Activists opposed the statue for decades, and calls for its removal escalated in 2017 amid a national movement against Confederate statues and other racist monuments. The arts commission voted to replace the “racist and disrespectful sculpture” with a didactic plaque.

But Petaluma attorney Frear Stephen Schmid challenged the decision before the San Francisco Board of Appeals, calling its removal “tantamount to destruction” and akin to “taking the lips off the Mona Lisa.” The board ultimately rejected his argument, and the statue was removed last September.

Schmid, a white man, filed the lawsuit last November claiming the arts commission was “ethically [sic] and racially motivated in favor of one racial/ethnic group, Native Americans,” hence violating his civil rights by “by vilifying the artistic work, the European Catholic priest, [and] the Vaquero[.]”

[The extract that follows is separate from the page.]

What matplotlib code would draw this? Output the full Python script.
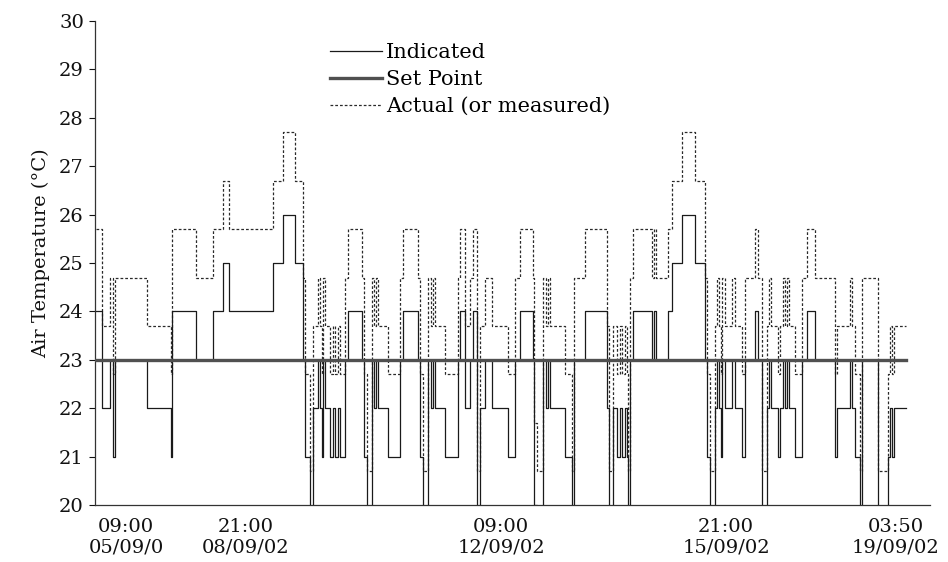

But Schmid and co-plaintiff Patricia Briggs, the judge wrote, lacked standing to sue on civil-rights grounds because they “are not the artists of Pioneer Monument,” and called their claim that the statue’s removal was a violent act “unsupported by legal or statutory authority.”

Nor was the judge persuaded by plaintiffs’ argument that the statue’s removal violated the charitable and public trust doctrines, pointing out that the latter only applies to “the duty of the state to protect the people’s common heritage of streams, lakes, marshlands and tidelands[.]”

Schmid could not be reached for comment.

Last October, the San Francisco Board of Supervisors voted to approve a measure requiring broader representation of women in statues and other artworks on city-owned property.